> _Exercise aim_
Omit the pictures and print exactly the lines of the listing below, starting at the first and ending at the line containing "width=4.8cm,minimum height=3.9cm] (training)".
— START —
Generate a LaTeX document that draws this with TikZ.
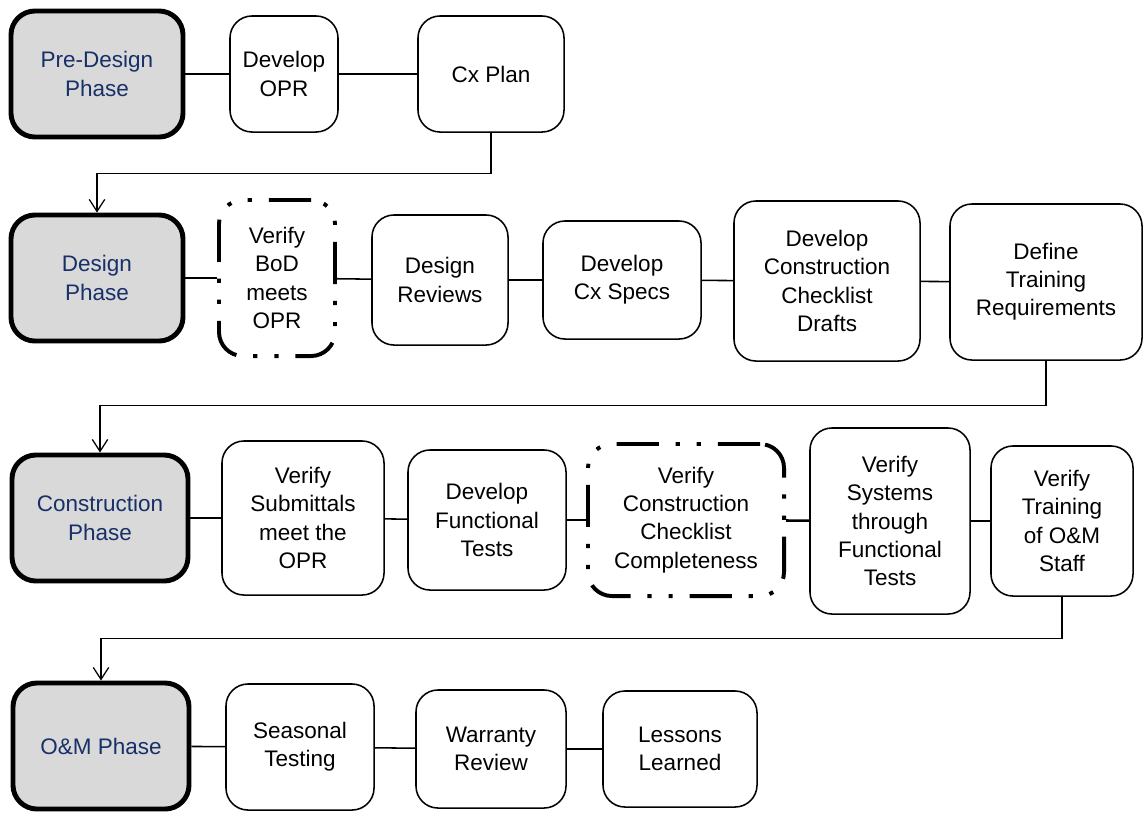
\documentclass[tikz,border=0pt]{standalone}
\usepackage{fontspec}
\setmainfont{Liberation Sans}
\usetikzlibrary{arrows.meta,positioning}
\definecolor{phaseblue}{RGB}{24,48,104}
\definecolor{phasegrey}{RGB}{217,217,217}

\begin{document}
\begin{tikzpicture}[x=0.025cm,y=-0.025cm,
  every node/.style={font=\fontsize{16}{20}\selectfont,align=center},
  phase/.style={draw,line width=3.5pt,fill=phasegrey,text=phaseblue,rounded corners=0.6cm,minimum width=4.3cm,minimum height=3.15cm},
  task/.style={draw,line width=1.1pt,rounded corners=0.55cm},
  check/.style={draw,line width=2.8pt,rounded corners=0.6cm,dash pattern=on 30pt off 12pt on 3pt off 12pt on 3pt off 12pt},
  link/.style={line width=1.1pt},
  thicklink/.style={line width=1.8pt},
  route/.style={line width=0.9pt,-{Straight Barb[length=8.5pt,width=11pt]}}]

\useasboundingbox (0,0) rectangle (1144,812);

% pre-design
\node[phase] (pre) at (97,74) {Pre-Design\\Phase};
\node[task,minimum width=2.7cm,minimum height=2.9cm] (opr) at (284,74) {Develop\\OPR};
\node[task,minimum width=3.65cm,minimum height=2.9cm] (cxplan) at (491,74) {Cx Plan};

% design
\node[phase] (design) at (97,278) {Design\\Phase};
\node[check,minimum width=2.9cm,minimum height=3.9cm] (bod) at (277,278) {Verify\\BoD\\meets\\OPR};
\node[task,minimum width=3.4cm,minimum height=3.25cm] (reviews) at (440,280) {Design\\Reviews};
\node[task,minimum width=3.95cm,minimum height=2.95cm] (specs) at (622,280) {Develop\\Cx Specs};
\node[task,minimum width=4.65cm,minimum height=4cm] (drafts) at (827,281) {Develop\\Construction\\Checklist\\Drafts};
\node[task,minimum width=4.8cm,minimum height=3.9cm] (training) at (1046,282) {Define\\Training\\Requirements};

% construction
\node[phase,minimum width=4.4cm] (constr) at (100,518) {Construction\\Phase};
\node[task,minimum width=4.05cm,minimum height=3.85cm] (submit) at (303,518) {Verify\\Submittals\\meet the\\OPR};
\node[task,minimum width=3.95cm,minimum height=3.5cm] (functest) at (487,520) {Develop\\Functional\\Tests};
\node[check,minimum width=4.9cm,minimum height=3.8cm] (complete) at (686,520) {Verify\\Construction\\Checklist\\Completeness};
\node[task,minimum width=4cm,minimum height=4.65cm] (systems) at (890,521) {Verify\\Systems\\through\\Functional\\Tests};
\node[task,minimum width=3.55cm,minimum height=3.75cm] (staff) at (1062,521) {Verify\\Training\\of O\&M\\Staff};

% O&M
\node[phase,minimum width=4.4cm] (om) at (101,746) {O\&M Phase};
\node[task,minimum width=3.7cm,minimum height=3.15cm] (seasonal) at (300,747) {Seasonal\\Testing};
\node[task,minimum width=3.75cm,minimum height=2.95cm] (warranty) at (491,749) {Warranty\\Review};
\node[task,minimum width=3.85cm,minimum height=2.9cm] (lessons) at (680,749) {Lessons\\Learned};

% links in each row
\draw[thicklink] (pre) -- (opr);
\draw[thicklink] (opr) -- (cxplan);
\draw[link] (design) -- (bod);
\draw[link] (bod) -- (reviews);
\draw[thicklink] (reviews) -- (specs);
\draw[link] (specs) -- (drafts);
\draw[link] (drafts) -- (training);
\draw[link] (constr) -- (submit);
\draw[link] (submit) -- (functest);
\draw[link] (functest) -- (complete);
\draw[thicklink] (complete) -- (systems);
\draw[link] (systems) -- (staff);
\draw[link] (om) -- (seasonal);
\draw[link] (seasonal) -- (warranty);
\draw[link] (warranty) -- (lessons);

% from one phase to the next
\draw[route] (cxplan.south) -- ++(0,41) -| (design.north);
\draw[route] (training.south) -- ++(0,45) -| (constr.north);
\draw[route] (staff.south) -- ++(0,42) -| (om.north);
\end{tikzpicture}
\end{document}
— END —
> _Output below_
Generate a LaTeX document that draws this with TikZ.
\documentclass[tikz,border=0pt]{standalone}
\usepackage{fontspec}
\setmainfont{Liberation Sans}
\usetikzlibrary{arrows.meta,positioning}
\definecolor{phaseblue}{RGB}{24,48,104}
\definecolor{phasegrey}{RGB}{217,217,217}

\begin{document}
\begin{tikzpicture}[x=0.025cm,y=-0.025cm,
  every node/.style={font=\fontsize{16}{20}\selectfont,align=center},
  phase/.style={draw,line width=3.5pt,fill=phasegrey,text=phaseblue,rounded corners=0.6cm,minimum width=4.3cm,minimum height=3.15cm},
  task/.style={draw,line width=1.1pt,rounded corners=0.55cm},
  check/.style={draw,line width=2.8pt,rounded corners=0.6cm,dash pattern=on 30pt off 12pt on 3pt off 12pt on 3pt off 12pt},
  link/.style={line width=1.1pt},
  thicklink/.style={line width=1.8pt},
  route/.style={line width=0.9pt,-{Straight Barb[length=8.5pt,width=11pt]}}]

\useasboundingbox (0,0) rectangle (1144,812);

% pre-design
\node[phase] (pre) at (97,74) {Pre-Design\\Phase};
\node[task,minimum width=2.7cm,minimum height=2.9cm] (opr) at (284,74) {Develop\\OPR};
\node[task,minimum width=3.65cm,minimum height=2.9cm] (cxplan) at (491,74) {Cx Plan};

% design
\node[phase] (design) at (97,278) {Design\\Phase};
\node[check,minimum width=2.9cm,minimum height=3.9cm] (bod) at (277,278) {Verify\\BoD\\meets\\OPR};
\node[task,minimum width=3.4cm,minimum height=3.25cm] (reviews) at (440,280) {Design\\Reviews};
\node[task,minimum width=3.95cm,minimum height=2.95cm] (specs) at (622,280) {Develop\\Cx Specs};
\node[task,minimum width=4.65cm,minimum height=4cm] (drafts) at (827,281) {Develop\\Construction\\Checklist\\Drafts};
\node[task,minimum width=4.8cm,minimum height=3.9cm] (training) at (1046,282) {Define\\Training\\Requirements};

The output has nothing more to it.